So if the ratings are so worthless, why do we have them?
Good question.
Mpaetz mentioned that people often blunder in complicated positions even when they have the lead. I don't. I just get so extremely bored and unmotivated that I'd rather lose just to get it over with and start just making careless moves. It sucks the joy right out of the game.
If you never blunder how can you maintain such low ratings?
Oh, I do blunder. I meant to say that the complexity is not what causes my blunders. Complexity makes me feel engaged and interested. Playing longish games with no challenge makes me tired and bored, and that's when I start to blunder.
If it's bullet or blitz never resign as time management is far more important than the actual position or amount of pieces on the board. People blunder winning positions even at highest levels just because they are short on time. In losing position play passively, defensively, don't trade, avoid threats, your opponent will have to stop, think and that's how they'll lose. Thinking is not allowed here.
In rapid or daily being short on bishop or horse in an equal position is valid reason to resign.

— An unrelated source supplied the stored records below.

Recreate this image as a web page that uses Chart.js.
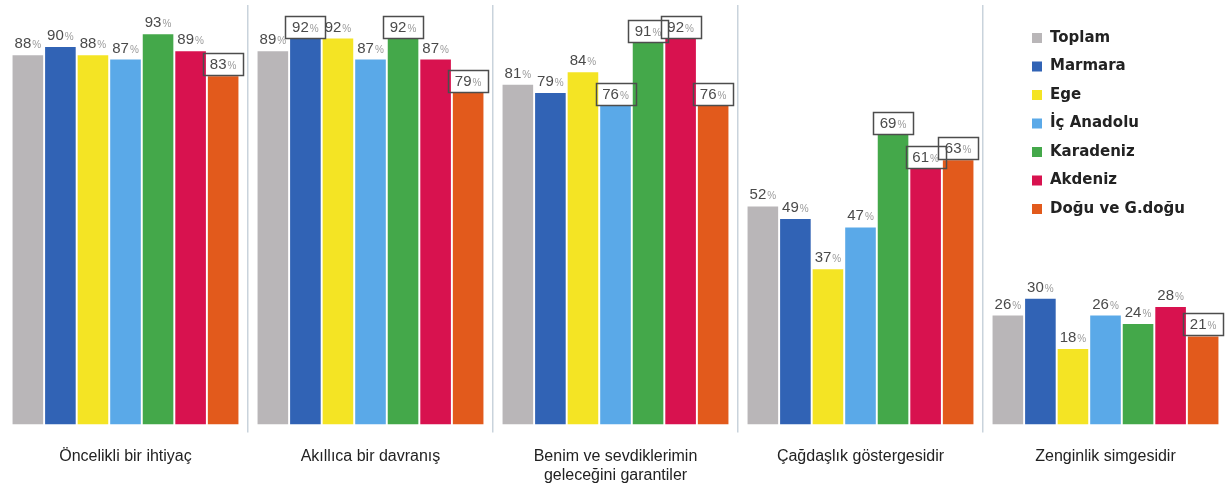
<!DOCTYPE html>
<html>
<head>
<meta charset="utf-8">
<script src="https://cdn.jsdelivr.net/npm/chart.js@4.4.0/dist/chart.umd.min.js"></script>
<style>
  html, body { margin: 0; padding: 0; background: #fff; }
  #wrap { width: 1232px; height: 503px; position: relative; }
</style>
</head>
<body>
<div id="wrap"><canvas id="myChart"></canvas></div>
<script>
var categories = [
    'Öncelikli bir ihtiyaç',
    'Akıllıca bir davranış',
    ['Benim ve sevdiklerimin', 'geleceğini garantiler'],
    'Çağdaşlık göstergesidir',
    'Zenginlik simgesidir'
];

var regions = ['Toplam', 'Marmara', 'Ege', 'İç Anadolu', 'Karadeniz', 'Akdeniz', 'Doğu ve G.doğu'];

var toplam    = [88, 89, 81, 52, 26];
var marmara   = [90, 92, 79, 49, 30];
var ege       = [88, 92, 84, 37, 18];
var icAnadolu = [87, 87, 76, 47, 26];
var karadeniz = [93, 92, 91, 69, 24];
var akdeniz   = [89, 87, 92, 61, 28];
var doguGdogu = [83, 79, 76, 63, 21];

// labels drawn inside a frame in the original
var boxToplam    = [false, false, false, false, false];
var boxMarmara   = [false, true, false, false, false];
var boxEge       = [false, false, false, false, false];
var boxIcAnadolu = [false, false, true, false, false];
var boxKaradeniz = [false, true, true, true, false];
var boxAkdeniz   = [false, false, true, true, false];
var boxDogu      = [true, true, true, true, true];

var colors = ['#b9b6b8', '#3163b5', '#f4e424', '#5aa9e8', '#44a84a', '#d8124f', '#e25a1c'];

var seriesValues = [toplam, marmara, ege, icAnadolu, karadeniz, akdeniz, doguGdogu];
var seriesBoxes = [boxToplam, boxMarmara, boxEge, boxIcAnadolu, boxKaradeniz, boxAkdeniz, boxDogu];

var datasets = [];
for (let i = 0; i < regions.length; i++) {
    datasets.push({
        label: regions[i],
        data: seriesValues[i],
        boxed: seriesBoxes[i],
        backgroundColor: colors[i],
        borderWidth: 0,
        barPercentage: 0.94,
        categoryPercentage: 0.93
    });
}

// value labels above bars
const valueLabels = {
    id: 'valueLabels',
    afterDatasetsDraw(chart) {
        const ctx = chart.ctx;
        ctx.save();
        chart.data.datasets.forEach((ds, di) => {
            const meta = chart.getDatasetMeta(di);
            meta.data.forEach((bar, i) => {
                const num = String(ds.data[i]);
                ctx.font = '15px "Liberation Sans", Arial, sans-serif';
                const w1 = ctx.measureText(num).width;
                ctx.font = '10px "Liberation Sans", Arial, sans-serif';
                const w2 = ctx.measureText('%').width;
                const total = w1 + w2 + 1;
                const x0 = bar.x - total / 2;
                const yb = bar.y - 7;
                ctx.textBaseline = 'alphabetic';
                ctx.textAlign = 'left';
                ctx.fillStyle = '#4a4a4a';
                ctx.font = '15px "Liberation Sans", Arial, sans-serif';
                ctx.fillText(num, x0, yb);
                ctx.fillStyle = '#9a9a9a';
                ctx.font = '10px "Liberation Sans", Arial, sans-serif';
                ctx.fillText('%', x0 + w1 + 1, yb);
                if (ds.boxed[i]) {
                    ctx.strokeStyle = '#4d4d4d';
                    ctx.lineWidth = 1.5;
                    ctx.strokeRect(Math.round(bar.x - 20) + 0.5, Math.round(yb - 16) + 0.5, 40, 22);
                }
            });
        });
        ctx.restore();
    }
};

// legend inside the plot, top right
const insideLegend = {
    id: 'insideLegend',
    afterDraw(chart) {
        const ctx = chart.ctx;
        const x = chart.chartArea.right - 196;
        let y = 38;
        ctx.save();
        ctx.font = 'bold 15px "DejaVu Sans", sans-serif';
        ctx.textBaseline = 'middle';
        ctx.textAlign = 'left';
        chart.data.datasets.forEach((ds) => {
            ctx.fillStyle = ds.backgroundColor;
            ctx.fillRect(x, y - 5, 10, 10);
            ctx.fillStyle = '#222';
            ctx.fillText(ds.label, x + 18, y);
            y += 28.5;
        });
        ctx.restore();
    }
};

var ctx = document.getElementById('myChart').getContext('2d');
var myChart = new Chart(ctx, {
    type: 'bar',
    data: {
        labels: categories,
        datasets: datasets
    },
    options: {
        responsive: true,
        maintainAspectRatio: false,
        animation: false,
        layout: { padding: { left: 3, right: 4, top: 5, bottom: 4 } },
        plugins: {
            legend: { display: false },
            tooltip: { enabled: false }
        },
        scales: {
            y: {
                display: false,
                min: 0,
                max: 100
            },
            x: {
                border: { display: false },
                grid: {
                    offset: true,
                    color: (c) => (c.type === 'tick' && c.index > 0) ? '#c9d3dc' : 'rgba(0,0,0,0)',
                    lineWidth: 1.5,
                    tickLength: 8
                },
                ticks: {
                    color: '#222',
                    padding: 14,
                    font: { family: '"Liberation Sans", Arial, sans-serif', size: 16 }
                }
            }
        }
    },
    plugins: [valueLabels, insideLegend]
});
</script>
</body>
</html>
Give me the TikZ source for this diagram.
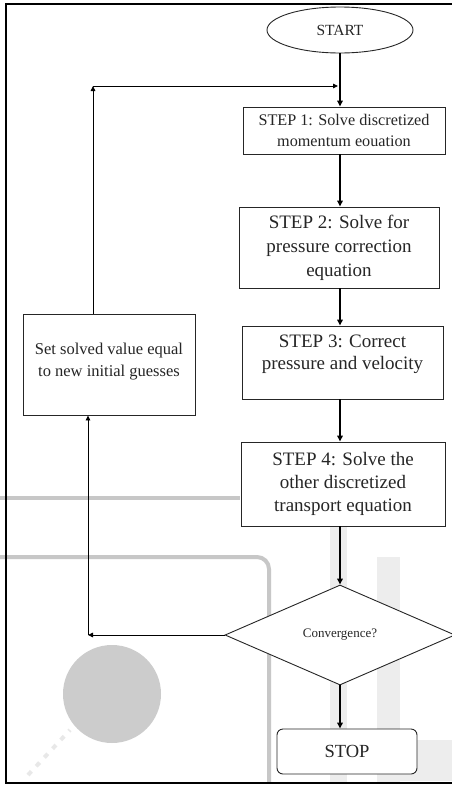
\documentclass[tikz,border=0pt]{standalone}
\usepackage{fontspec}
\setmainfont{Liberation Serif}
\usetikzlibrary{shapes.geometric,arrows.meta}
\begin{document}
\begin{tikzpicture}[x=1pt,y=-1pt,
  box/.style={draw=black!85, line width=0.9pt, fill=white, align=center, inner sep=0pt, text=black!85},
  txt/.style={align=center, inner sep=0pt, text=black!85},
  flow/.style={line width=1.8pt, -{Triangle[length=6pt,width=5.5pt]}},
  back/.style={line width=0.9pt, -{Triangle[length=5pt,width=4.5pt]}},
  wmline/.style={draw=black!22, line width=4pt},
  wmband/.style={fill=black!7}
]
\useasboundingbox (0,0) rectangle (452,785);
\fill[white] (0,0) rectangle (452,785);

% faint watermark in the background
\fill[wmband] (330,505) rectangle (347,783);
\fill[wmband] (377,557) rectangle (400,783);
\fill[wmband] (400,740) rectangle (452,781);
\draw[wmline] (0,498) -- (240,498);
\draw[wmline, rounded corners=12pt] (0,557) -- (269,557) -- (269,783);
\fill[black!20] (112,694) circle (49);
\draw[black!9, line width=4pt, dash pattern=on 5pt off 7pt] (28,775) -- (70,730);

% frame
\draw[line width=2pt] (452,4) -- (6,4) -- (6,783) -- (452,783);

% nodes
\node[ellipse, draw=black!85, line width=0.9pt, fill=white, minimum width=146pt, minimum height=46pt, inner sep=0pt, text=black!85,
  font=\fontsize{15.5}{18}\selectfont] (start) at (340,30) {START};
\node[box, minimum width=202pt, minimum height=47pt, font=\fontsize{16.2}{21}\selectfont] (s1) at (344,130.5)
  {STEP 1: Solve discretized\\momentum eouation};
\node[box, minimum width=200pt, minimum height=81pt, font=\fontsize{19}{24}\selectfont] (s2) at (339,247.5)
  {STEP 2: Solve for\\pressure correction\\equation};
\node[box, minimum width=201pt, minimum height=73pt] (s3) at (342.5,362.5) {};
\node[txt, font=\fontsize{19}{22.5}\selectfont] (s3t) at ([yshift=8pt]s3.center)
  {STEP 3: Correct\\pressure and velocity};
\node[box, minimum width=204pt, minimum height=84pt, font=\fontsize{19}{23}\selectfont] (s4) at (343,484)
  {STEP 4: Solve the\\other discretized\\transport equation};
\node[diamond, draw=black!85, line width=0.9pt, fill=white, minimum width=230pt, minimum height=100pt, inner sep=0pt, text=black!85,
  font=\fontsize{13}{15}\selectfont] (dec) at (340,635) {Convergence?};
\node[box, rounded corners=6pt, minimum width=140pt, minimum height=45pt, font=\fontsize{18.5}{22}\selectfont] (stop) at (347,751.5) {STOP};
\node[box, minimum width=172pt, minimum height=101pt] (set) at (109,364.5) {};
\node[txt, font=\fontsize{16.5}{21.5}\selectfont] (sett) at ([yshift=3pt]set.center)
  {Set solved value equal\\to new initial guesses};

% coordinates for the loop
\coordinate (c1) at (93,86);
\coordinate (j1) at (339,86);
\coordinate (c2) at (88,635);

% main flow
\draw[flow] (start.south) -- (start.south |- s1.north);
\draw[flow] (s1.south -| start.south) -- (s2.north -| start.south);
\draw[flow] (s2.south -| start.south) -- (s3.north -| start.south);
\draw[flow] (s3.south -| start.south) -- (s4.north -| start.south);
\draw[flow] (s4.south -| start.south) -- (dec.north);
\draw[flow] (dec.south) -- (dec.south |- stop.north);

% loop back
\draw[back] (dec.west) -- (c2);
\draw[back] (c2) -- (set.south -| c2);
\draw[back] (set.north -| c1) -- (c1);
\draw[back, shorten >=1pt] (c1) -- (j1);
\end{tikzpicture}
\end{document}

Coaches usually teach their students not to resign and to play till checkmate. Indeed, I have played games in a losing position, but one of these things happen:
The opponent makes a mistake, allowing me to remove his/her winning advantage
The opponent runs out of time
The game ends in stalemate
I somehow find checkmate with little material
I am able to force a draw by repetition or 50 move rule
This may not necessarily make you win, but a draw is better than losing by resignation. I have also played games in a winning position, but my opponent never resigned. I sometimes mess up, allowing my opponent to remove my winning advantage.
I've often heard Magnus Carlsen describe how you should worry about your own play and have faith in that rather than relying on your opponent to make a mistake. Two wrongs doesn't make a right, so I consider it a hollow victory to continue after your mistakes and thus effectively ignoring that you indeed made one.
I believe that you are seriously misinterpreting what Magnus said. That sentence doesn't have the meaning that you think it has. He is talking against unsound tricks and "hope chess" and not against fighting in bad positions.
Everyone makes mistakes. The person who makes the second-to-last mistake wins.
I'm not quoting him. I am as you sort off put it interpreting him. Actually you claim that I am misinterpreting him. Which is not for you to say exactly since I'm not quoting him. You don't know what I'm referring to that he said.
And I only brought him up because you started mentioning GM's. What they do doesn't really have anything to do with how much the chess community resigns or not.
But if you insist on talking along that road then have you noticed how often skilled chess players generally resign compared to beginners?